Keeping the site online is necessary but insufficient; the experience must remain fair and transparent. Practices that reinforce trust under stress include:

  • Clear inventory messaging (low stock, reservation windows) to reduce surprise cancellations.
  • Graceful queuing with honest wait estimates when capacity limits are reached.
  • Order guarantees: honoring price and promotions even if a retry occurs after a brief degradation.
  • Post-purchase resilience: robust order tracking and proactive notification if fulfillment changes.

These choices turn a potential outage story into a loyalty story.

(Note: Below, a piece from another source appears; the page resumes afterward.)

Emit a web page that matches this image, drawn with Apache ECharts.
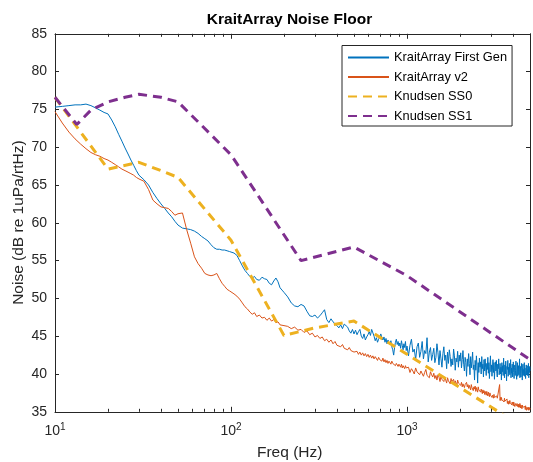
<!DOCTYPE html>
<html><head><meta charset="utf-8">
<script src="https://cdn.jsdelivr.net/npm/echarts@6/dist/echarts.min.js"></script>
<style>html,body{margin:0;padding:0;background:#fff}#c{width:533px;height:462px}</style>
</head><body><div id="c"></div>
<script>
// ---- data ----
const freq = [
  10,11,12,13,14,15,16,17,18,19,20,21,22,23,24,25,26,27,28,29,30,
  32,34,36,38,40,42,44,46,48,50,
  53,56,59,62,65,68,71,74,77,80,83,86,89,92,95,98,
  100,104,108,112,116,120,124,128,132,136,140,145,150,155,160,165,170,175,180,185,190,195,200,
  210,220,230,240,250,260,270,280,290,300,310,320,330,340,350,360,370,380,390,400,410,420,430,440,450,460,470,480,490,500,
  510,520,530,540,550,560,570,580,590,600,
  610,620,630,640,650,660,670,680,690,700,
  710,720,730,740,750,760,770,780,790,800,
  810,820,830,840,850,860,870,880,890,900,
  910,920,930,940,950,960,970,980,990,1000,
  1020,1040,1060,1080,1100,1120,1140,1160,1180,1200,
  1220,1240,1260,1280,1300,1320,1340,1360,1380,1400,
  1420,1440,1460,1480,1500,1520,1540,1560,1580,1600,
  1620,1640,1660,1680,1700,1720,1740,1760,1780,1800,
  1820,1840,1860,1880,1900,1920,1940,1960,1980,2000,
  2020,2040,2060,2080,2100,2120,2140,2160,2180,2200,
  2220,2240,2260,2280,2300,2320,2340,2360,2380,2400,
  2420,2440,2460,2480,2500,2520,2540,2560,2580,2600,
  2620,2640,2660,2680,2700,2720,2740,2760,2780,2800,
  2820,2840,2860,2880,2900,2920,2940,2960,2980,3000,
  3020,3040,3060,3080,3100,3120,3140,3160,3180,3200,
  3220,3240,3260,3280,3300,3320,3340,3360,3380,3400,
  3420,3440,3460,3480,3500,3520,3540,3560,3580,3600,
  3620,3640,3660,3680,3700,3720,3740,3760,3780,3800,
  3820,3840,3860,3880,3900,3920,3940,3960,3980,4000,
  4020,4040,4060,4080,4100,4120,4140,4160,4180,4200,
  4220,4240,4260,4280,4300,4320,4340,4360,4380,4400,
  4420,4440,4460,4480,4500,4520,4540,4560,4580,4600,
  4620,4640,4660,4680,4700,4720,4740,4760,4780,4800,
  4820,4840,4860,4880,4900,4920,4940,4960,4980,5000
];
const firstGen = [
  75.3,75.4,75.5,75.6,75.6,75.7,75.5,75.2,74.9,74.6,74.4,73.6,72.7,71.7,70.8,69.9,69.1,68.3,67.6,66.9,66.3,
  65.7,65.0,64.0,63.2,62.5,61.9,61.3,60.8,60.2,59.7,
  59.3,59.2,59.1,58.9,58.6,58.2,57.9,57.6,57.1,56.7,56.5,56.5,56.4,56.4,56.3,56.2,
  56.1,56.0,55.7,55.0,54.3,53.7,53.3,52.9,52.7,52.9,52.5,52.4,52.8,52.6,52.5,52.0,51.8,52.3,52.7,52.2,51.4,51.1,50.8,
  50.2,49.4,49.0,48.9,49.2,49.0,48.3,47.7,47.6,47.8,47.4,47.7,48.1,48.5,47.2,46.8,47.3,46.9,47.0,46.4,46.1,46.5,46.0,46.6,46.8,46.2,45.7,45.4,45.9,45.3,
  45.8,45.2,45.6,45.9,45.0,44.7,45.3,44.5,44.9,45.2,
  45.6,45.1,45.9,46.1,45.0,44.4,44.8,44.2,44.6,44.9,
  45.3,44.8,44.5,44.9,44.2,44.7,44.0,44.5,44.3,43.9,
  44.4,43.6,43.2,42.5,43.5,44.2,44.6,43.9,44.3,43.7,
  44.1,43.4,44.4,43.8,43.2,44.0,43.5,44.3,43.1,43.7,
  42.4,43.8,44.6,42.9,43.3,41.9,43.6,44.1,42.2,43.0,
  44.3,42.0,43.1,42.7,44.8,41.6,42.9,43.5,41.8,42.6,
  43.4,41.5,42.2,44.0,42.8,41.2,43.1,42.0,40.9,42.7,
  43.6,41.8,42.5,40.7,42.9,41.4,43.2,42.3,41.0,42.0,
  41.2,43.3,42.4,40.5,42.1,41.6,43.0,40.9,42.5,41.7,
  42.8,40.8,41.9,43.1,41.3,40.4,42.2,41.5,39.7,42.0,
  41.0,42.7,41.4,39.9,42.3,40.8,41.7,42.9,40.6,41.2,
  39.2,41.8,40.5,42.4,41.1,38.8,41.5,40.2,42.1,40.9,
  41.6,40.0,42.3,40.7,41.3,39.6,41.9,40.4,42.0,40.8,
  39.8,41.4,40.6,42.2,40.1,41.5,39.4,41.0,42.4,40.3,
  41.2,39.7,40.8,41.9,40.2,41.5,39.3,40.9,41.6,40.4,
  41.8,40.1,39.6,41.3,40.7,42.0,39.9,40.5,41.4,40.0,
  40.9,39.2,41.5,40.3,41.1,39.8,42.1,40.6,39.5,41.2,
  40.0,41.7,40.4,39.1,41.0,40.6,41.8,39.7,40.9,40.2,
  41.4,39.9,40.7,41.9,39.5,40.8,40.1,41.3,39.6,40.5,
  41.6,40.2,39.4,40.9,41.2,39.8,40.5,41.7,40.0,39.3,
  40.8,41.5,39.7,40.3,41.1,39.9,40.6,42.0,39.5,40.4,
  41.0,39.6,40.7,41.4,40.1,39.2,40.9,41.3,39.8,40.6,
  40.2,41.5,39.7,40.8,41.0,39.4,40.5,41.2,39.9,40.3,
  41.1,39.8,40.6,40.0,41.4,39.5,40.7,40.2,41.0,40.4
];
const v2 = [
  74.7,73.2,72.0,71.1,70.4,69.8,69.3,69.0,68.8,68.5,68.3,68.0,67.7,67.4,67.1,66.9,66.7,66.5,66.3,66.0,65.8,
  65.5,64.4,63.0,62.5,62.1,62.0,61.9,61.5,61.0,61.2,
  61.3,59.1,57.3,55.5,54.6,54.0,53.3,53.1,53.0,53.1,53.3,52.6,52.0,51.6,51.2,51.0,
  50.8,50.6,50.3,49.9,49.4,48.9,48.6,48.2,47.9,48.1,47.6,47.8,47.4,47.5,47.1,47.4,47.0,47.2,46.8,46.9,46.5,46.7,46.4,
  46.3,46.0,46.2,45.8,45.9,45.5,45.7,45.2,45.4,44.9,45.1,44.7,44.9,44.4,44.6,44.2,44.5,44.0,44.3,43.8,44.0,43.6,43.9,43.4,43.6,43.2,43.5,43.1,43.3,42.9,
  42.8,43.0,42.6,42.9,42.5,42.8,42.4,42.7,42.3,42.6,
  42.2,42.5,42.1,42.4,42.0,42.3,42.1,41.8,42.2,41.9,
  42.0,41.7,42.1,41.6,41.9,41.5,41.8,41.4,41.7,41.6,
  41.3,41.7,41.4,41.2,41.6,41.1,41.4,41.5,41.0,41.3,
  41.2,40.9,41.3,40.8,41.1,41.0,40.7,41.1,40.8,40.9,
  40.9,40.2,40.7,40.4,40.0,40.8,40.3,40.5,39.9,40.4,
  40.5,39.7,40.2,40.6,39.8,40.0,39.5,40.3,39.9,39.6,
  40.1,39.4,39.8,39.2,39.9,39.6,39.0,39.7,39.3,39.5,
  39.0,39.6,39.2,38.8,39.5,39.1,39.3,38.7,39.4,39.0,
  38.8,39.3,38.6,39.1,38.9,38.5,39.2,38.8,38.6,39.0,
  38.5,38.9,38.3,38.7,38.8,38.2,38.6,38.4,38.9,38.3,
  38.6,38.1,38.5,38.3,37.9,38.6,38.2,38.4,37.8,38.3,
  38.0,38.4,37.7,38.2,38.1,37.6,38.3,37.9,37.7,38.1,
  37.6,38.0,37.8,37.4,37.9,37.5,37.8,37.3,37.7,37.6,
  37.2,37.7,37.4,37.1,37.6,37.3,37.0,37.5,37.2,37.3,
  37.4,36.9,37.2,37.0,36.8,37.3,36.9,37.1,36.7,37.0,
  36.7,37.1,36.8,36.6,37.0,36.7,36.9,38.6,36.5,36.9,
  36.5,36.9,36.6,36.4,36.8,36.5,36.7,36.3,36.8,36.4,
  36.6,36.2,36.5,36.3,36.7,36.1,36.4,36.5,36.0,36.4,
  36.1,36.5,36.2,36.0,36.4,36.2,35.9,36.3,36.1,36.2,
  35.8,36.3,36.0,36.2,35.7,36.1,35.9,36.2,35.8,36.0,
  36.1,35.7,35.9,36.0,35.6,36.0,35.8,35.6,36.1,35.8,
  35.5,35.9,35.7,35.8,35.4,35.9,35.6,35.8,35.5,35.7,
  35.8,35.4,35.6,35.7,35.3,35.8,35.5,35.6,35.2,35.6,
  35.4,35.7,35.3,35.6,35.5,35.2,35.6,35.4,35.3,35.5
];
const ss0Freq = [10, 20, 30, 40, 50, 100, 200, 300, 500, 5000];
const ss0Vals = [76.6, 67.1, 68.0, 66.9, 66.0, 57.7, 45.1, 46.1, 47.0, 32.4];
const ss1Freq = [10, 13.3, 16, 20, 25, 30, 40, 50, 100, 250, 500, 1000, 5000];
const ss1Vals = [76.6, 73.0, 74.9, 76.0, 76.6, 77.0, 76.6, 76.0, 69.0, 55.0, 56.8, 53.0, 41.9];
const seriesNames = ['KraitArray First Gen', 'KraitArray v2', 'Knudsen SS0', 'Knudsen SS1'];
const xTickValues = [10, 100, 1000];
const xTickExps = ['1', '2', '3'];
const minorTickFreqs = [20,30,40,50,60,70,80,90,200,300,400,500,600,700,800,900,2000,3000,4000];
const yMin = 35, yMax = 85, yStep = 5;
const xMin = 10, xMax = 5000;

// ---- chart ----
const FONT = '"Liberation Sans", Arial, Helvetica, sans-serif';
const AX = '#262626';
const pair = (xs, ys) => xs.map((x, i) => [x, ys[i]]);

const chart = echarts.init(document.getElementById('c'), null, {renderer: 'canvas'});
const option = {
  animation: false,
  backgroundColor: '#fff',
  grid: {left: 55, top: 33.8, width: 480, height: 378, containLabel: false},
  legend: {
    data: seriesNames, orient: 'vertical', left: 342, top: 45.5,
    itemWidth: 41, itemHeight: 12, itemGap: 6.5,
    padding: [5.5, 5, 3.5, 5],
    borderColor: AX, borderWidth: 1, backgroundColor: '#fff',
    itemStyle: {opacity: 0},
    textStyle: {fontSize: 12.8, color: '#000', fontFamily: FONT}
  },
  xAxis: [{
    type: 'log', logBase: 10, min: xMin, max: xMax, position: 'bottom',
    axisLine: {show: true, lineStyle: {color: AX, width: 1}},
    axisTick: {show: true, inside: true, length: 5, lineStyle: {color: AX}},
    splitLine: {show: false}, minorTick: {show: false},
    axisLabel: {
      margin: 10,
      formatter: function (v) {
        for (let i = 0; i < xTickValues.length; i++) {
          if (Math.abs(v - xTickValues[i]) < 1e-6 * v) return '{b|10}{s|' + xTickExps[i] + '}';
        }
        return '';
      },
      rich: {
        b: {fontSize: 14, fontFamily: FONT, color: AX},
        s: {fontSize: 10, fontFamily: FONT, color: AX, padding: [0, 0, 9, 0]}
      }
    }
  }, {
    type: 'log', logBase: 10, min: xMin, max: xMax, position: 'top',
    axisLine: {show: true, lineStyle: {color: AX, width: 1}},
    axisTick: {show: true, inside: true, length: 5, lineStyle: {color: AX}},
    axisLabel: {show: false}, splitLine: {show: false}
  }],
  yAxis: [{
    type: 'value', min: yMin, max: yMax, interval: yStep, position: 'left',
    axisLine: {show: true, lineStyle: {color: AX, width: 1}},
    axisTick: {show: true, inside: true, length: 4, lineStyle: {color: AX}},
    splitLine: {show: false},
    axisLabel: {fontSize: 14, color: AX, fontFamily: FONT, margin: 8}
  }, {
    type: 'value', min: yMin, max: yMax, interval: yStep, position: 'right',
    axisLine: {show: true, lineStyle: {color: AX, width: 1}},
    axisTick: {show: true, inside: true, length: 4, lineStyle: {color: AX}},
    splitLine: {show: false}, axisLabel: {show: false}
  }],
  graphic: [
    {type: 'text', x: 289.5, y: 20, silent: true,
     style: {text: 'KraitArray Noise Floor', align: 'center', verticalAlign: 'middle',
             font: 'bold 15.5px ' + FONT, fill: '#000'}},
    {type: 'text', x: 289.7, y: 453, silent: true,
     style: {text: 'Freq (Hz)', align: 'center', verticalAlign: 'middle',
             font: '15.5px ' + FONT, fill: AX}},
    {type: 'text', x: 18.5, y: 222.6, rotation: Math.PI / 2, silent: true,
     style: {text: 'Noise (dB re 1uPa/rtHz)', align: 'center', verticalAlign: 'middle',
             font: '15.5px ' + FONT, fill: AX}}
  ],
  series: [
    {name: seriesNames[0], type: 'line', data: pair(freq, firstGen), symbol: 'none',
     lineStyle: {color: '#0072BD', width: 1}, itemStyle: {color: '#0072BD'}, z: 2},
    {name: seriesNames[1], type: 'line', data: pair(freq, v2), symbol: 'none',
     lineStyle: {color: '#D95319', width: 1}, itemStyle: {color: '#D95319'}, z: 2},
    {name: seriesNames[2], type: 'line', data: pair(ss0Freq, ss0Vals), symbol: 'none',
     lineStyle: {color: '#EDB120', width: 3, type: [9, 6], cap: 'butt'}, itemStyle: {color: '#EDB120'}, z: 3},
    {name: seriesNames[3], type: 'line', data: pair(ss1Freq, ss1Vals), symbol: 'none',
     lineStyle: {color: '#7E2F8E', width: 3, type: [9, 6], cap: 'butt'}, itemStyle: {color: '#7E2F8E'}, z: 3},
    {type: 'custom', coordinateSystem: 'cartesian2d', xAxisIndex: 0, yAxisIndex: 0, silent: true,
     data: minorTickFreqs.map(f => [f, yMin]), encode: {x: 0, y: 1}, clip: false, z: 5,
     renderItem: function (params, api) {
       const f = api.value(0);
       const b = api.coord([f, yMin]);
       const t = api.coord([f, yMax]);
       const x = Math.round(b[0]) + 0.5;
       return {type: 'group', children: [
         {type: 'line', shape: {x1: x, y1: b[1], x2: x, y2: b[1] - 3}, style: {stroke: AX, lineWidth: 1}},
         {type: 'line', shape: {x1: x, y1: t[1], x2: x, y2: t[1] + 3}, style: {stroke: AX, lineWidth: 1}}
       ]};
     }}
  ]
};
chart.setOption(option);
</script>
</body></html>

Practical Steps Any Retailer Can Adopt Before Next Peak

  • Define SLOs for key funnels and enforce performance budgets in every PR.
  • Rehearse with synthetic flash crowds and chaos experiments; fix the bottlenecks they reveal.
  • Instrument backpressure everywhere: rate limits, queues, circuit breakers, and timeouts with jitter.
  • Pre-warm caches and autoscaling; test blue/green rollovers under load.
  • Build a dimmer board of feature flags tied to a runbook; practice turning them during drills.
  • Map critical third parties and design graceful degradation paths for each.
  • Treat inventory and payments as first-class distributed systems with idempotency and sagas.
  • Commit to blameless post-peak reviews; pay down tech debt uncovered by the surge.

On the night before Christmas, reliability is a product feature. The teams that plan, practice, and design for graceful failure don’t just survive the surge—they turn it into a competitive advantage, as Target’s performance has demonstrated in the moments when it mattered most.